D. İsa Ele Verilişini Önceden Bildiriyor (14:17-21)
Aynı günün akşamı onikilerle birlikte, hazırlanmış olan üst kattaki odaya geldi. Sofraya oturmuş yemek yerlerken İsa, öğrencilerden birinin O’nu ele vereceğini bildirdi. Hepsi doğalarındaki kötü eğilimleri kabul etti. Her biri suçlunun kendisi olup olmadığını sordu. İsa o zaman hainin kendisiyle birlikte ekmeğini sahana batıran, yani bir parça ekmek verdiği kişi olduğunu açıkladı. Daha önce yazılmış olduğu için İnsanoğlu’nun ölüme doğru gittiğini, ama O’nu ele veren kişinin sonunun daha kötü olacağını söyledi. Aslında hiç doğmamış olsaydı daha iyi olurdu...

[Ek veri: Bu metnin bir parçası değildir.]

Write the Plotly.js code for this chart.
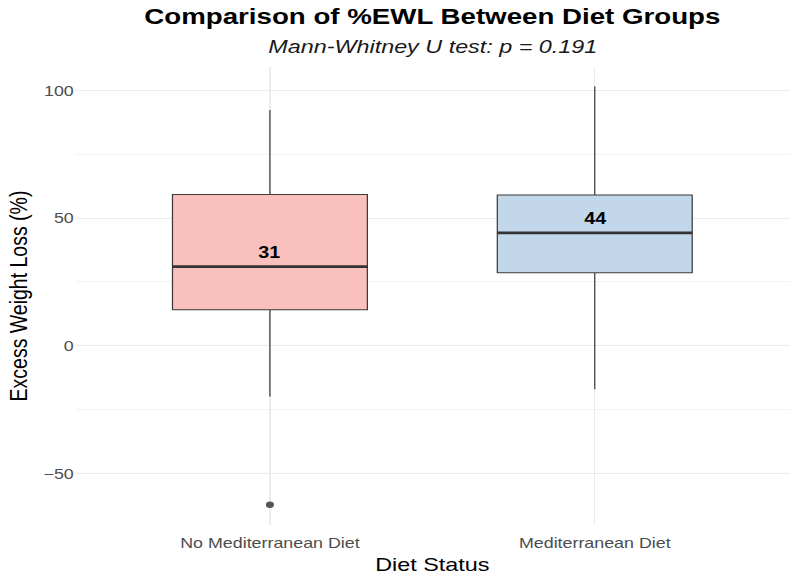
<!DOCTYPE html>
<html>
<head>
<meta charset="utf-8">
<script src="https://cdn.plot.ly/plotly-3.0.1.min.js"></script>
<style>
html,body{margin:0;padding:0;background:#fff;overflow:hidden;}
#chart{height:578px;transform-origin:0 0;}
</style>
</head>
<body>
<div id="chart"></div>
<script>
const categories = ["No Mediterranean Diet", "Mediterranean Diet"];
const lowerWhisker = [-19.9, -17.0];
const q1Values = [14.1, 28.6];
const medianValues = [31.0, 44.2];
const q3Values = [59.3, 59.1];
const upperWhisker = [92.4, 101.6];
const medianLabels = ["31", "44"];
const outlierCategory = ["No Mediterranean Diet"];
const outlierValues = [-62.3];
const fillColors = ["rgb(249,192,189)", "rgb(195,215,234)"];

// The reference image is horizontally stretched; reproduce it with a CSS scale.
const SX = 1.23;
const W = 800 / SX;
const el = document.getElementById("chart");
el.style.width = W + "px";
el.style.transform = "scaleX(" + SX + ")";

const font = "Liberation Sans, Arial, sans-serif";
const boxWidth = 0.6;

const traces = categories.map((c, i) => ({
  type: "box",
  x: [c],
  q1: [q1Values[i]],
  median: [medianValues[i]],
  q3: [q3Values[i]],
  lowerfence: [lowerWhisker[i]],
  upperfence: [upperWhisker[i]],
  width: boxWidth,
  whiskerwidth: 0,
  fillcolor: fillColors[i],
  line: {color: "#3a3a3a", width: 1},
  boxpoints: false,
  hoverinfo: "skip",
  showlegend: false
}));

traces.push({
  type: "scatter",
  mode: "markers",
  x: outlierCategory,
  y: outlierValues,
  marker: {color: "#555555", size: 6.5},
  hoverinfo: "skip",
  showlegend: false
});

const shapes = categories.map((c, i) => ({
  type: "line",
  xref: "x", yref: "y",
  x0: i - boxWidth / 2, x1: i + boxWidth / 2,
  y0: medianValues[i], y1: medianValues[i],
  line: {color: "#333333", width: 2.8},
  layer: "above"
}));

const annotations = categories.map((c, i) => ({
  x: c, y: medianValues[i], xref: "x", yref: "y",
  text: "<b>" + medianLabels[i] + "</b>",
  showarrow: false,
  yshift: 14,
  font: {family: font, size: 16, color: "#000"}
}));

annotations.push({
  xref: "paper", yref: "paper",
  x: 0.5, y: 1, yshift: 21,
  xanchor: "center", yanchor: "middle",
  text: "<i>Mann-Whitney U test: p = 0.191</i>",
  showarrow: false,
  font: {family: font, size: 19, color: "#1a1a1a"}
});

const layout = {
  width: W, height: 578,
  paper_bgcolor: "#fff", plot_bgcolor: "#fff",
  margin: {l: 75.5 / SX, r: 9.5 / SX, t: 67, b: 53},
  title: {
    text: "<b>Comparison of %EWL Between Diet Groups</b>",
    x: 0.5, xref: "paper", xanchor: "center",
    y: 1 - 16 / 578, yref: "container", yanchor: "middle",
    font: {family: font, size: 22.5, color: "#000"}
  },
  boxmode: "overlay",
  xaxis: {
    type: "category",
    categoryorder: "array",
    categoryarray: categories,
    range: [-0.6, 1.6],
    showgrid: true,
    gridcolor: "#ebebeb",
    gridwidth: 1,
    zeroline: false,
    showline: false,
    ticks: "",
    ticklabelstandoff: 8,
    tickfont: {family: font, size: 14.5, color: "#4d4d4d"},
    title: {text: "Diet Status", font: {family: font, size: 19, color: "#000"}, standoff: 7}
  },
  yaxis: {
    range: [-70.2, 109.2],
    tick0: 0, dtick: 50,
    showgrid: true,
    gridcolor: "#ebebeb",
    gridwidth: 1,
    minor: {tick0: 0, dtick: 25, showgrid: true, gridcolor: "#f3f3f3", gridwidth: 1},
    zeroline: false,
    showline: false,
    ticks: "",
    ticklabelstandoff: 8.5,
    tickfont: {family: font, size: 14.5, color: "#4d4d4d"},
    title: {text: "Excess Weight Loss (%)", font: {family: font, size: 19.5, color: "#000"}, standoff: 7}
  },
  shapes: shapes,
  annotations: annotations
};

Plotly.newPlot("chart", traces, layout, {displayModeBar: false, staticPlot: true});
</script>
</body>
</html>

E. Rab’bin İlk Sofrası (14:22-26)
14:22-25 Yahuda lokmayı aldıktan sonra geceleyin dışarı çıktı (Yu.13:30). İsa o zaman Rab’bin Sofrası olarak bildiğimiz olayı hazırladı. Bu olayın anlamı üç sözcükle güzel bir şekilde ifade edilir: (1) Aldı-İnsanlığı üzerine aldı; (2) Böldü-Çarmıhta bölünmek üzereydi; (3) Verdi-Kendisini bizim için verdi.
Ekmek, verdiği bedenini, kâse de dökülen kanını simgeledi. Kanıyla Yeni Antlaşma’yı onayladı. O’nun için yeryüzüne tekrar gelip Egemenliğini kuruncaya kadar bir daha bayram sevinci olmayacaktı.
14:26 O anda bir ilahi söylediler, Mezmur 113 ile 118 arasındaki bir kısım olsa gerek. Sonra da Kudüs’ten çıkıp Kidron’un karşısındaki Zeytin dağına doğru gittiler.
F. Petrus’un Kendine Güveni (14:27-31)
14:27-28 Kurtarıcı yolda öğrencilerini, hepsinin ilerleyen saatlerde O’nun izleyicileri olarak bilinmekten korkacaklarına ve utanacaklarına dair uyardı. Zekarya’nın daha önceden söylemiş olduğu gibi olacaktı; Çoban vurulacaktı ve koyunları da darmadağın olacaktı (Zek.13:7). Ama onlara sahip çıkacağı konusunda güven verdi; ölümden dirildikten sonra onları Celile’de bekleyecekti.
14:29-30 Petrus, Rab’bi inkâr etme düşüncesine öfkelendi. Başkaları yapabilirdi, ama o asla! İsa “Asla”yı “Yakında” şeklinde düzeltti. Horoz iki kez ötmeden Petrus Kurtarıcı’yı üç kez inkâr etmiş olacaktı.
14:31 Petrus “Bu inanılmaz bir şey, ölmem bile gerekse, Seni inkâr etmem!” diye bağırdı. Bu şekilde övünen yalnızca Petrus değildi. Hepsi de kendilerine güvenerek aynı aceleci iddiada bulundular. Bizim de yüreklerimizin korkaklığını ve zayıflığını öğrenmemiz gerekir.